▶ **SUPPLIED MATERIAL**:
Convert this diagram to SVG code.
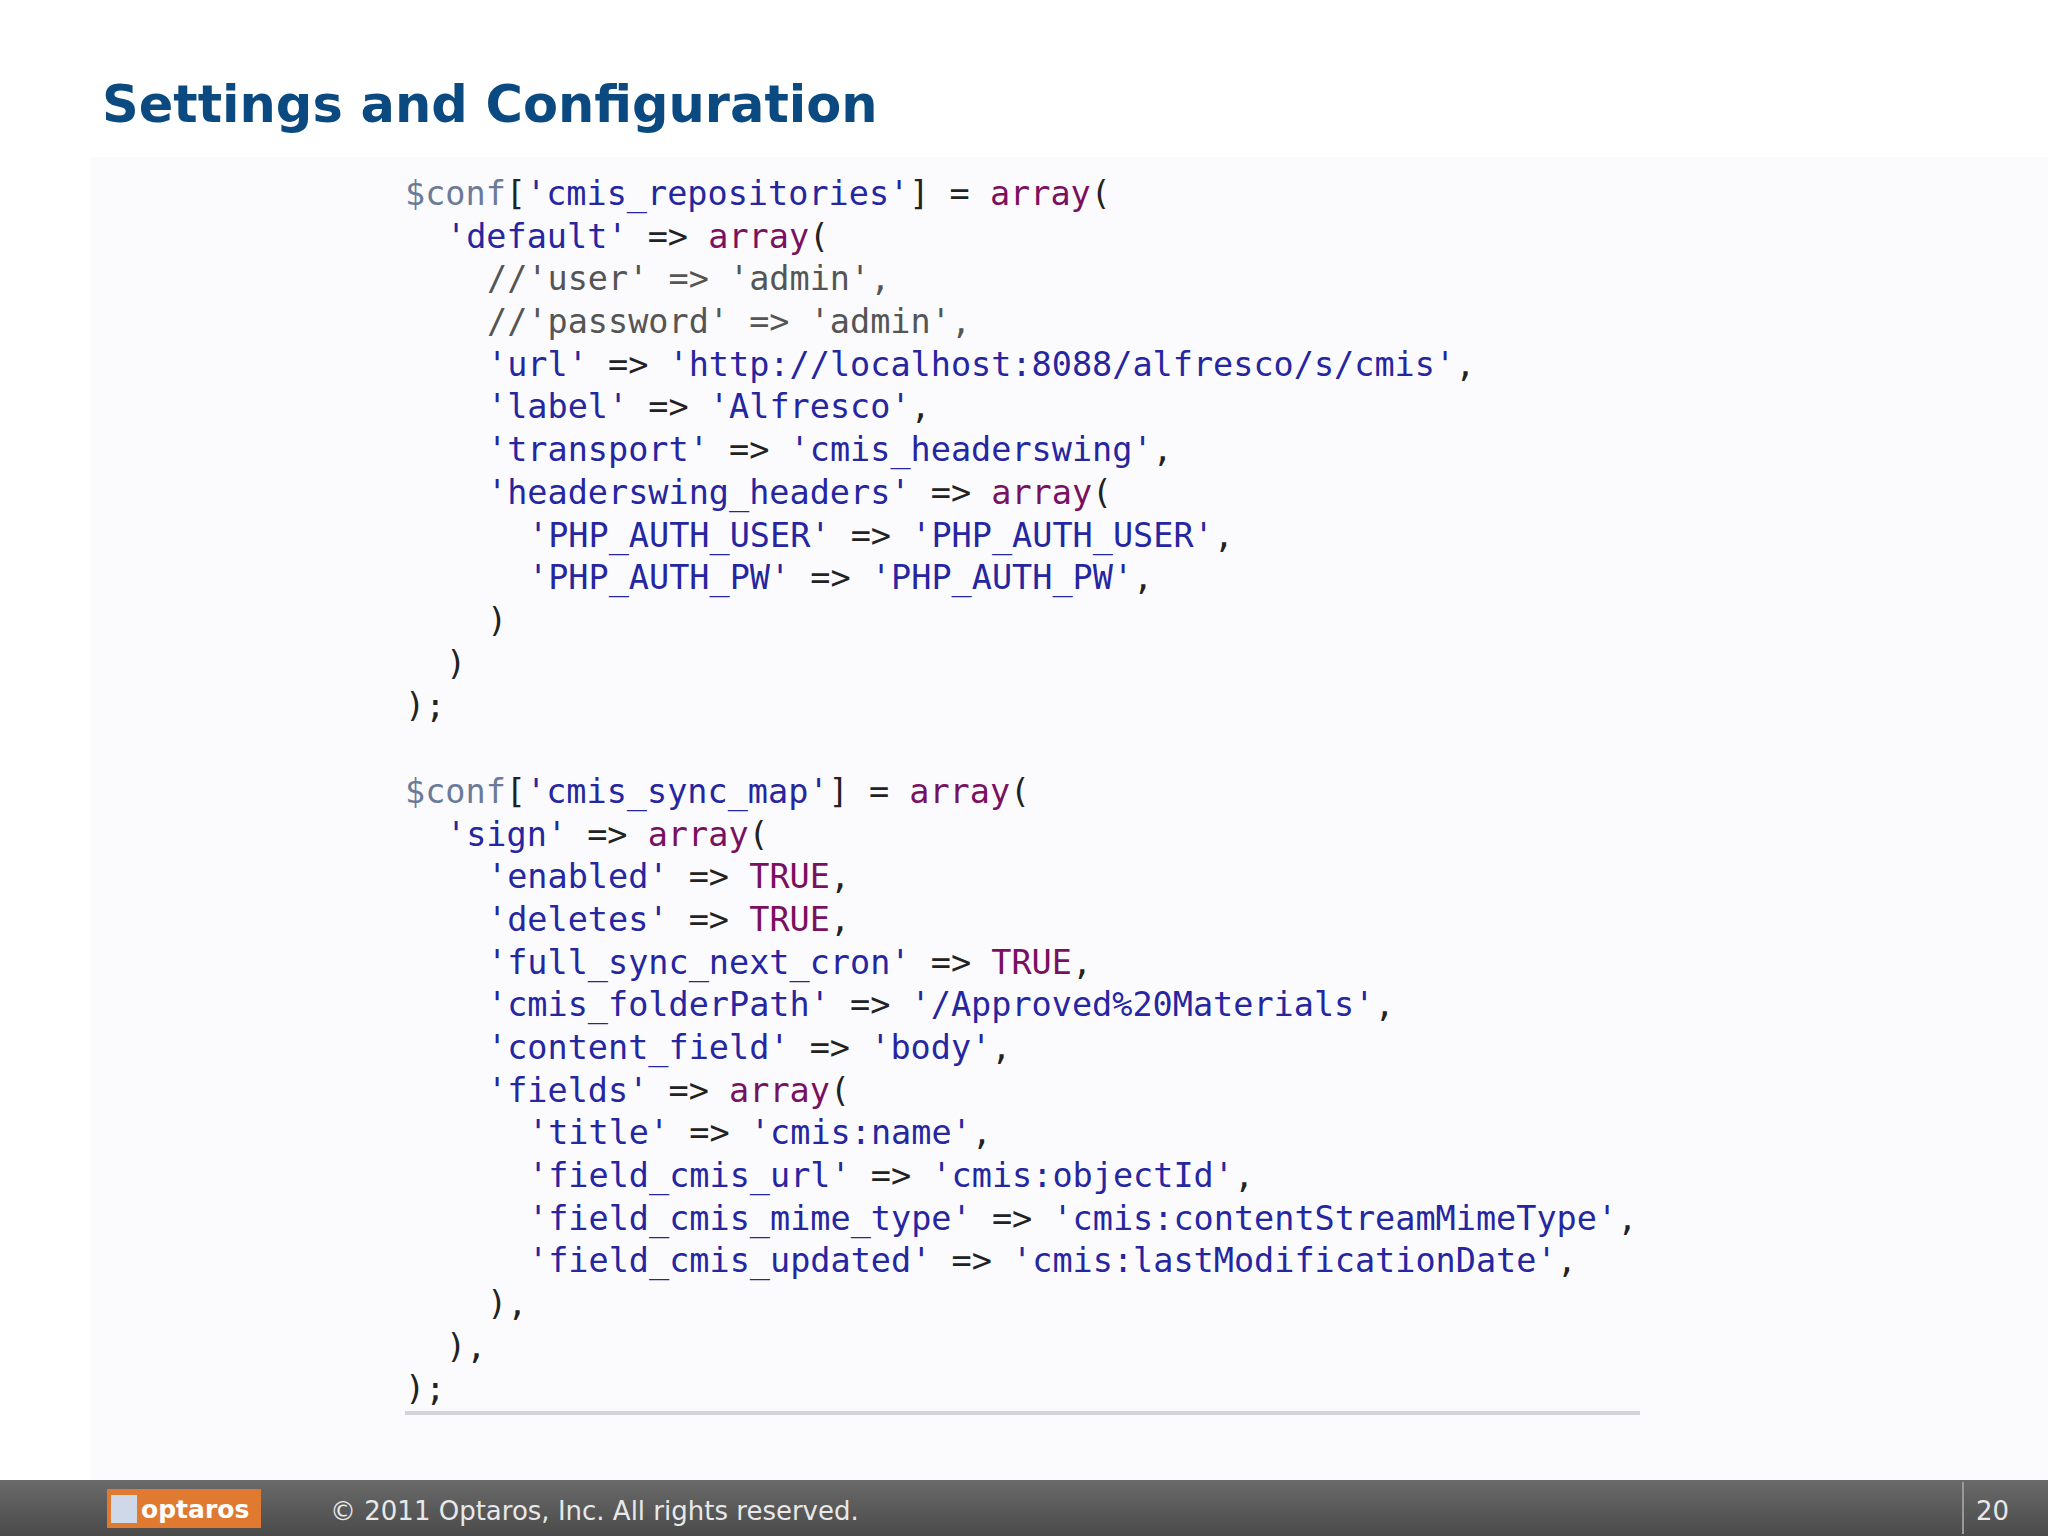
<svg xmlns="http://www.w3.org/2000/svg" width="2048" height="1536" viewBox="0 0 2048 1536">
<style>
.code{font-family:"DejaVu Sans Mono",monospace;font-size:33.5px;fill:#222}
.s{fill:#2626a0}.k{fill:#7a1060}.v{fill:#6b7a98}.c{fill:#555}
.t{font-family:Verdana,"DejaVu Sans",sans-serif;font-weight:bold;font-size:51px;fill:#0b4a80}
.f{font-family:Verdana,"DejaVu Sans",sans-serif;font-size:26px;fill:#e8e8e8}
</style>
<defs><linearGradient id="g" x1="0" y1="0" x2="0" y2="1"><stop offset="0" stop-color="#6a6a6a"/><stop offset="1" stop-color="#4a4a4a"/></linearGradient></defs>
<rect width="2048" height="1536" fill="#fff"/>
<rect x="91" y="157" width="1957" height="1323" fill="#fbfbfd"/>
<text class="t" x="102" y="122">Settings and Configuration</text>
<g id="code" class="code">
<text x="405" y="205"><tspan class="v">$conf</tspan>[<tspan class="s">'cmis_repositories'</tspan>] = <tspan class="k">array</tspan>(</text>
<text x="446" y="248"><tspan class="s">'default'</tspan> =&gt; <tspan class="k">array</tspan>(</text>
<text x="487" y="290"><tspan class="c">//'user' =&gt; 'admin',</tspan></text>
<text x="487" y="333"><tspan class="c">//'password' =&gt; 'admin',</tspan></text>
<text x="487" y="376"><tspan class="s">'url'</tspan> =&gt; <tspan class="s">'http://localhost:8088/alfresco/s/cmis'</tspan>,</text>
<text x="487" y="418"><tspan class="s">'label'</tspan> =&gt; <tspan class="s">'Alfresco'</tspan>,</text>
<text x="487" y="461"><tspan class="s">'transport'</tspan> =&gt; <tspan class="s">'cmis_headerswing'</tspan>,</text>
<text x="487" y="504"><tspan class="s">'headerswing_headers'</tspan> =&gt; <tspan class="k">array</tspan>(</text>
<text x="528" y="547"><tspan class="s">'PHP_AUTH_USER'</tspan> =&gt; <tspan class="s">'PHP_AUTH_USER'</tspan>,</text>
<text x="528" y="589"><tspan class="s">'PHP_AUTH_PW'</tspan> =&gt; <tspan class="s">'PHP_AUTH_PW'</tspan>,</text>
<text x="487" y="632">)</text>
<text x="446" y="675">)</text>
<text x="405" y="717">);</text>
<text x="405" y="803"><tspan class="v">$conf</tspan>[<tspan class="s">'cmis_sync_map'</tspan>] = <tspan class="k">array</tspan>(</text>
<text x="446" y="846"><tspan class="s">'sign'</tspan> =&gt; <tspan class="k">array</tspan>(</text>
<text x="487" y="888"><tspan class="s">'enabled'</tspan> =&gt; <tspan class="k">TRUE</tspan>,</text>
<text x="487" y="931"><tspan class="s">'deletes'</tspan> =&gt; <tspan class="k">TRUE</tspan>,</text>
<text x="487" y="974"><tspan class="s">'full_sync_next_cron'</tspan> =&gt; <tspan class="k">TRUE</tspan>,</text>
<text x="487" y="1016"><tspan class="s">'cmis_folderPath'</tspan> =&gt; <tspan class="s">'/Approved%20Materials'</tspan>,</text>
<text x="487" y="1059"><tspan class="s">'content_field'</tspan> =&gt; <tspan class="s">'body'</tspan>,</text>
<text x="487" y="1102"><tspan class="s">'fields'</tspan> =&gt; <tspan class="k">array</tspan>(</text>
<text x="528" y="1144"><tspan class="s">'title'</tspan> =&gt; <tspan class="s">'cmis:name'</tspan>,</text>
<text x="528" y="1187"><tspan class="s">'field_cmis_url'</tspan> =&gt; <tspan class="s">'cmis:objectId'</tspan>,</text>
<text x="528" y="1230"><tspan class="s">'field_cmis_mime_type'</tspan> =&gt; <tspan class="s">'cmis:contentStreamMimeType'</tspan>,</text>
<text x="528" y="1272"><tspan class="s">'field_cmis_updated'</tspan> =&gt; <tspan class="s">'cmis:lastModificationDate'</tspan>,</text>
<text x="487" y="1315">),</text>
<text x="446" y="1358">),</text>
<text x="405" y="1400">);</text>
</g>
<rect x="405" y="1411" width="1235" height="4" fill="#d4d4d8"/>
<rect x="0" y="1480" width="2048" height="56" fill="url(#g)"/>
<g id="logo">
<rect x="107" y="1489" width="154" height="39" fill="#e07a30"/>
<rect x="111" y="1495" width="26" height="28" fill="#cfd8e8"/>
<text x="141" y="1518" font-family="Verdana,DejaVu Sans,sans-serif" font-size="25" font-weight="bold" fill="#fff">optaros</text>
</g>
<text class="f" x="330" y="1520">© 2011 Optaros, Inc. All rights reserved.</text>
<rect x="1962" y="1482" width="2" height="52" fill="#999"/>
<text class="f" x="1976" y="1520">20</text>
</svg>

▶ **WORK TO DO**: Omit any images, then output the listing exactly.

▶ **WRITTEN REPLY**:
Convert this diagram to SVG code.
<svg xmlns="http://www.w3.org/2000/svg" width="2048" height="1536" viewBox="0 0 2048 1536">
<style>
.code{font-family:"DejaVu Sans Mono",monospace;font-size:33.5px;fill:#222}
.s{fill:#2626a0}.k{fill:#7a1060}.v{fill:#6b7a98}.c{fill:#555}
.t{font-family:Verdana,"DejaVu Sans",sans-serif;font-weight:bold;font-size:51px;fill:#0b4a80}
.f{font-family:Verdana,"DejaVu Sans",sans-serif;font-size:26px;fill:#e8e8e8}
</style>
<defs><linearGradient id="g" x1="0" y1="0" x2="0" y2="1"><stop offset="0" stop-color="#6a6a6a"/><stop offset="1" stop-color="#4a4a4a"/></linearGradient></defs>
<rect width="2048" height="1536" fill="#fff"/>
<rect x="91" y="157" width="1957" height="1323" fill="#fbfbfd"/>
<text class="t" x="102" y="122">Settings and Configuration</text>
<g id="code" class="code">
<text x="405" y="205"><tspan class="v">$conf</tspan>[<tspan class="s">'cmis_repositories'</tspan>] = <tspan class="k">array</tspan>(</text>
<text x="446" y="248"><tspan class="s">'default'</tspan> =&gt; <tspan class="k">array</tspan>(</text>
<text x="487" y="290"><tspan class="c">//'user' =&gt; 'admin',</tspan></text>
<text x="487" y="333"><tspan class="c">//'password' =&gt; 'admin',</tspan></text>
<text x="487" y="376"><tspan class="s">'url'</tspan> =&gt; <tspan class="s">'http://localhost:8088/alfresco/s/cmis'</tspan>,</text>
<text x="487" y="418"><tspan class="s">'label'</tspan> =&gt; <tspan class="s">'Alfresco'</tspan>,</text>
<text x="487" y="461"><tspan class="s">'transport'</tspan> =&gt; <tspan class="s">'cmis_headerswing'</tspan>,</text>
<text x="487" y="504"><tspan class="s">'headerswing_headers'</tspan> =&gt; <tspan class="k">array</tspan>(</text>
<text x="528" y="547"><tspan class="s">'PHP_AUTH_USER'</tspan> =&gt; <tspan class="s">'PHP_AUTH_USER'</tspan>,</text>
<text x="528" y="589"><tspan class="s">'PHP_AUTH_PW'</tspan> =&gt; <tspan class="s">'PHP_AUTH_PW'</tspan>,</text>
<text x="487" y="632">)</text>
<text x="446" y="675">)</text>
<text x="405" y="717">);</text>
<text x="405" y="803"><tspan class="v">$conf</tspan>[<tspan class="s">'cmis_sync_map'</tspan>] = <tspan class="k">array</tspan>(</text>
<text x="446" y="846"><tspan class="s">'sign'</tspan> =&gt; <tspan class="k">array</tspan>(</text>
<text x="487" y="888"><tspan class="s">'enabled'</tspan> =&gt; <tspan class="k">TRUE</tspan>,</text>
<text x="487" y="931"><tspan class="s">'deletes'</tspan> =&gt; <tspan class="k">TRUE</tspan>,</text>
<text x="487" y="974"><tspan class="s">'full_sync_next_cron'</tspan> =&gt; <tspan class="k">TRUE</tspan>,</text>
<text x="487" y="1016"><tspan class="s">'cmis_folderPath'</tspan> =&gt; <tspan class="s">'/Approved%20Materials'</tspan>,</text>
<text x="487" y="1059"><tspan class="s">'content_field'</tspan> =&gt; <tspan class="s">'body'</tspan>,</text>
<text x="487" y="1102"><tspan class="s">'fields'</tspan> =&gt; <tspan class="k">array</tspan>(</text>
<text x="528" y="1144"><tspan class="s">'title'</tspan> =&gt; <tspan class="s">'cmis:name'</tspan>,</text>
<text x="528" y="1187"><tspan class="s">'field_cmis_url'</tspan> =&gt; <tspan class="s">'cmis:objectId'</tspan>,</text>
<text x="528" y="1230"><tspan class="s">'field_cmis_mime_type'</tspan> =&gt; <tspan class="s">'cmis:contentStreamMimeType'</tspan>,</text>
<text x="528" y="1272"><tspan class="s">'field_cmis_updated'</tspan> =&gt; <tspan class="s">'cmis:lastModificationDate'</tspan>,</text>
<text x="487" y="1315">),</text>
<text x="446" y="1358">),</text>
<text x="405" y="1400">);</text>
</g>
<rect x="405" y="1411" width="1235" height="4" fill="#d4d4d8"/>
<rect x="0" y="1480" width="2048" height="56" fill="url(#g)"/>
<g id="logo">
<rect x="107" y="1489" width="154" height="39" fill="#e07a30"/>
<rect x="111" y="1495" width="26" height="28" fill="#cfd8e8"/>
<text x="141" y="1518" font-family="Verdana,DejaVu Sans,sans-serif" font-size="25" font-weight="bold" fill="#fff">optaros</text>
</g>
<text class="f" x="330" y="1520">© 2011 Optaros, Inc. All rights reserved.</text>
<rect x="1962" y="1482" width="2" height="52" fill="#999"/>
<text class="f" x="1976" y="1520">20</text>
</svg>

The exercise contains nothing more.